With good reason, too, because in my experience all developments are adverse and nothing was ever introduced by the regulators that did not leave the plodding broker unhappier with his lot. MiFID is like old age or Christmas: you hate it and you ignore it but it’s unavoidable nonetheless.

I was encouraged by the headlines I read this morning that noted that two very large, household name hedge funds were simply opting out of MiFID. 

Surely I can, if they did? Very straightforwardly they opted for AIFMD with the A standing, oh so enticingly, for Alternative. Why is industry opposition not more united in its rejection of this Eurocratic imposition of overhead and unnecessary complexity?

One probable explanation is that still hardly anyone knows what it entails. There are some who have read about it and prepared, and then there is the other 99%. 

I conducted a very unscientific survey on the desk here to see who could decipher the acronym. Fewer than one third of respondents answered correctly but among those who didn’t, there was unanimity on what the ‘F’ might represent. 

We have yet to establish a consensus on what caused the Global Financial Crisis of 08/09 (all the little pixies who run round trading floors when the lights are off at night, I posit) and now here we are about to embark on another adventure in the dark. In fact, since MiFID was first mooted in 2004, it’s quite possible that this madcap scheme was responsible for the GFC, and I’m running with that theory.

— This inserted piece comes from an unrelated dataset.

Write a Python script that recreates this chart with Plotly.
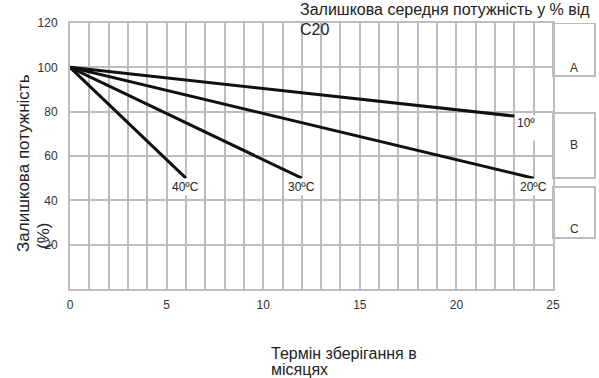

The UK Financial Conduct Authority’s policy statement on MiFID runs to a thousand pages. I finally got round to reading a white paper on the subject, written by a competitor, last evening. Holy MiFID. 

I was reminded of Castlereagh’s response to Canning’s challenge to a duel: “I’d rather fight him than read it.” There are definitely no jokes in it. 

In the Edinburgh Fringe competition for the best one-liner of the whole festival, none of the finalists mentioned MiFID. It is not a subject that lends itself to jollity or drama. I confidently predict there will never be a James Bond film containing MiFID in the title, no “Quantum of MiFID” or “The Spy Who MiFID Me” or “OctoMiFID” or “On Her Majesty’s Secret MiFID” but perhaps they may one day start shooting “MiFID is Forever”.

Wading with difficulty through the first paragraph, I came across this: "For high-touch crosses, ESMA clarified in its Q&A that a broker 'may accidentally receive two opposite matching buying and selling interests and match them but it should not have systems in place aimed at increasing opportunities for client order matching'". 

If I ever do find opposite matching orders, it could only be accidental, and maybe Salvation Bank hired me precisely because they wanted to avoid the client order matching on which the directive frowns. Removing myself from the equation, however, it still strikes me as the most bizarre and irrational dictate, because surely “systems in place aimed at increasing opportunities for client order matching” is the definition of a market?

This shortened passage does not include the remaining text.